We will, however, have to deal with the fact that tackling the root causes and fine enforcement will be badly affected by cuts as there will not be enough officers to follow up complaints and problems or be out on the streets catching people littering and dumping.

I've never understood why contracting out services is supposed to be cheaper except perhaps to a large organisation where plant and its maintenance is involved.  Assuming the enforcement officers are paid the same, the contractors' profits have to be added to staff costs. Or is that too simplistic ? I don't know.

The thing is street enforcement have a wide remit and deal with all environmental problems from fly tipping to unauthorised street trading. Litter is just one small part of their job. Unlike parking enforcement whose sole job is to patrol looking for parking infringements, enforcement officers have to respond to people's individual complaints and patrol - more like a police officer. They do have litter patrols at peak times and they do catch people (although some have suggested they shouldn't waste their time on cig ends and coke cans) but they also have to follow up so much else that cutting back on the number means the "smaller" issues get neglected. 

I think they do a tough job and am sorry that these cuts are likely to make their job a lot harder. 

My understanding of it is that services are only "outsourced" because the contractor offers to provide a service for less than it would cost the council to do it themselves. How they make these savings and still turn a profit is of no concern to the council as long as the contractual requirements are met. Typically private companies save money by hiring cheap casual staff, who don't get paid holidays, maternity, pensions etc

I read Osbawn's comment as suggesting that "peak times" for the acts of littering and fly-tipping are when there are most pedestrians around. This has an intuitive logic but I'm not convinced.

At any time, day or night, it takes one thoughtless or anti-social resident, trader, builder, or landlord to dump rubbish - which can then get blown - or moved by animals - up and down the street.

And even if we focus on handing out fines, the enforcement-officers-on-every-shopping-street approach has the same flaws as the "more-bobbies-on-the-beat" mantra.  It leaves out the so-called "back office" functions. Which include serving notices, preparing cases and taking offenders to court.

So can we find efficiency savings by doing things better? Of course. Though I doubt this is best achieved by splitting jobs into back/front office and contracting out bits of the work. Counter-intuitively these can actually drive-up costs and reduce efficiency. To see why, I strongly recommend taking a look at some of the video talks by John Seddon.

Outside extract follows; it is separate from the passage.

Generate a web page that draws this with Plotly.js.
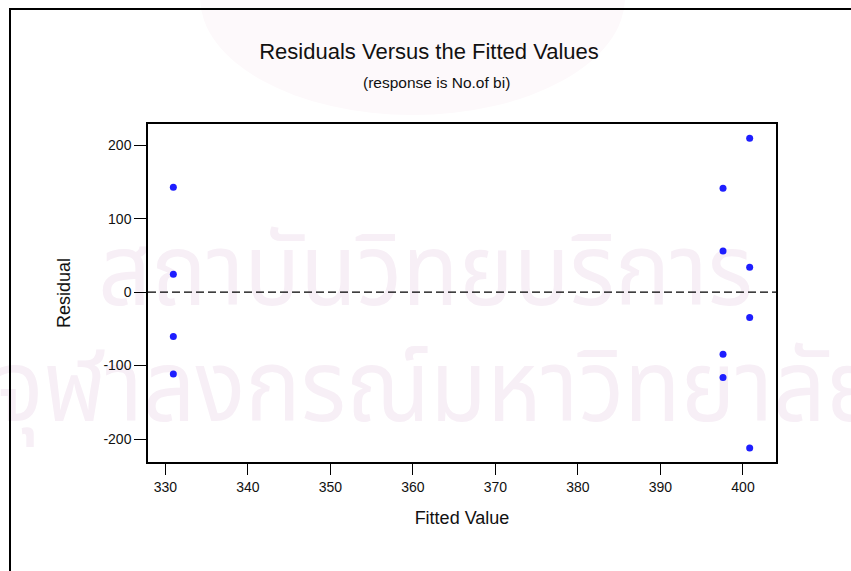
<!DOCTYPE html>
<html>
<head>
<meta charset="utf-8">
<script src="https://cdn.plot.ly/plotly-3.0.1.min.js"></script>
<style>
  html, body { margin: 0; padding: 0; background: #ffffff; overflow: hidden; }
  #wrap { position: relative; width: 851px; height: 571px; overflow: hidden; }
  .wm { position: absolute; width: 1251px; text-align: center; white-space: nowrap;
        font-family: "Noto Sans Thai", "Tahoma", "DejaVu Sans", sans-serif; color: #f7eff6;
        font-size: 100px; line-height: 100px; z-index: 0;
        transform: scaleX(0.925); transform-origin: 50% 50%; }
  #chart { position: absolute; left: 0; top: 0; z-index: 1; }
</style>
</head>
<body>
<div id="wrap">
  <div class="wm" id="wm1" style="top:225px; left:-200px;">สถาบันวิทยบริการ</div>
  <div class="wm" id="wm2" style="top:341px; left:-188px;">จุฬาลงกรณ์มหาวิทยาลัย</div>
  <div id="chart"></div>
</div>
<script>
// Data
const fittedValues = [330.97, 330.97, 330.97, 330.97,
                      397.58, 397.58, 397.58, 397.58,
                      400.81, 400.81, 400.81, 400.81];
const residuals    = [142.9, 24.5, -60.4, -111.6,
                      141.5, 56.2, -84.4, -116.2,
                      209.5, 34.0, -34.6, -212.2];
const xTickValues = [330, 340, 350, 360, 370, 380, 390, 400];
const yTickValues = [-200, -100, 0, 100, 200];
const chartTitle = "Residuals Versus the Fitted Values";
const chartSubtitle = "(response is No.of bi)";
const xLabel = "Fitted Value";
const yLabel = "Residual";

const FONT = "Liberation Sans, Arial, sans-serif";

const trace = {
  type: "scatter",
  mode: "markers",
  x: fittedValues,
  y: residuals,
  marker: { size: 7, color: "rgb(30,30,255)", line: { width: 0 } },
  hoverinfo: "x+y",
  showlegend: false
};

const layout = {
  width: 851,
  height: 571,
  margin: { l: 148, r: 75, t: 124, b: 109, pad: 0 },
  paper_bgcolor: "rgba(0,0,0,0)",
  plot_bgcolor: "rgba(0,0,0,0)",
  font: { family: FONT, color: "#111111" },
  title: {
    text: chartTitle,
    font: { family: FONT, size: 22, color: "#111111" },
    xref: "container", yref: "container",
    x: 429 / 851, xanchor: "center",
    y: 1 - 51 / 571, yanchor: "middle"
  },
  annotations: [
    {
      text: chartSubtitle,
      xref: "paper", yref: "paper",
      x: (436 - 148) / 628, y: (462 - 83) / 338,
      xanchor: "center", yanchor: "middle",
      showarrow: false,
      font: { family: FONT, size: 15.5, color: "#111111" }
    }
  ],
  xaxis: {
    range: [327.9, 404.0],
    tickvals: xTickValues,
    ticktext: xTickValues.map(String),
    ticks: "outside",
    ticklen: 11,
    tickwidth: 1,
    tickcolor: "#000000",
    tickfont: { family: FONT, size: 14, color: "#111111" },
    showgrid: false,
    zeroline: false,
    showline: true,
    linecolor: "#000000",
    linewidth: 1.5,
    mirror: true,
    title: { text: xLabel, font: { family: FONT, size: 18, color: "#111111" }, standoff: 18 }
  },
  yaxis: {
    range: [-231.3, 229],
    tickvals: yTickValues,
    ticktext: yTickValues.map(String),
    ticks: "outside",
    ticklen: 12,
    tickwidth: 1,
    tickcolor: "#000000",
    tickfont: { family: FONT, size: 14, color: "#111111" },
    showgrid: false,
    zeroline: false,
    showline: true,
    linecolor: "#000000",
    linewidth: 1.5,
    mirror: true,
    title: { text: yLabel, font: { family: FONT, size: 18, color: "#111111" }, standoff: 28 }
  },
  shapes: [
    {
      type: "circle", xref: "paper", yref: "paper",
      x0: (200 - 148) / 628, x1: (625 - 148) / 628,
      y0: (462 - 115) / 338, y1: (462 + 120) / 338,
      line: { width: 0 },
      fillcolor: "#fdf9fb",
      layer: "below"
    },
    {
      type: "line", xref: "paper", yref: "y",
      x0: 0, x1: 1, y0: 0, y1: 0,
      line: { color: "#000000", width: 1.2, dash: "8px,4px" },
      layer: "below"
    },
    {
      type: "rect", xref: "paper", yref: "paper",
      x0: (10 - 148) / 628, x1: (900 - 148) / 628,
      y0: (462 - 640) / 338, y1: (462 - 9) / 338,
      line: { color: "#000000", width: 2 },
      fillcolor: "rgba(0,0,0,0)",
      layer: "below"
    }
  ]
};

Plotly.newPlot("chart", [trace], layout, { displayModeBar: false, staticPlot: false });
</script>
</body>
</html>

Think you will find that - Offenders are not paying and it is not viable to follow up through court's

Makes a whole joke of letter fine 

Ex Enforcement Officer -

Thanks for posting this, Neville. I haven't been to the shops in Wood Green this week. But I have been out and about in streets near where we live, in Tottenham Hale. And it seems to me that standards are slipping.

I gather that one factor - at least - may be the changeover in contractors - with Veolia due to begin on 17 April. But this doesn't affect the basic issues. Including the assumption by a minority of residents that it's perfectly okay to leave waste on the streets - sometimes near litter bins. As well as down alleys, or on any small corner. No doubt confident that the rubbish elves - whistling cheerfully - will soon be along to clear it.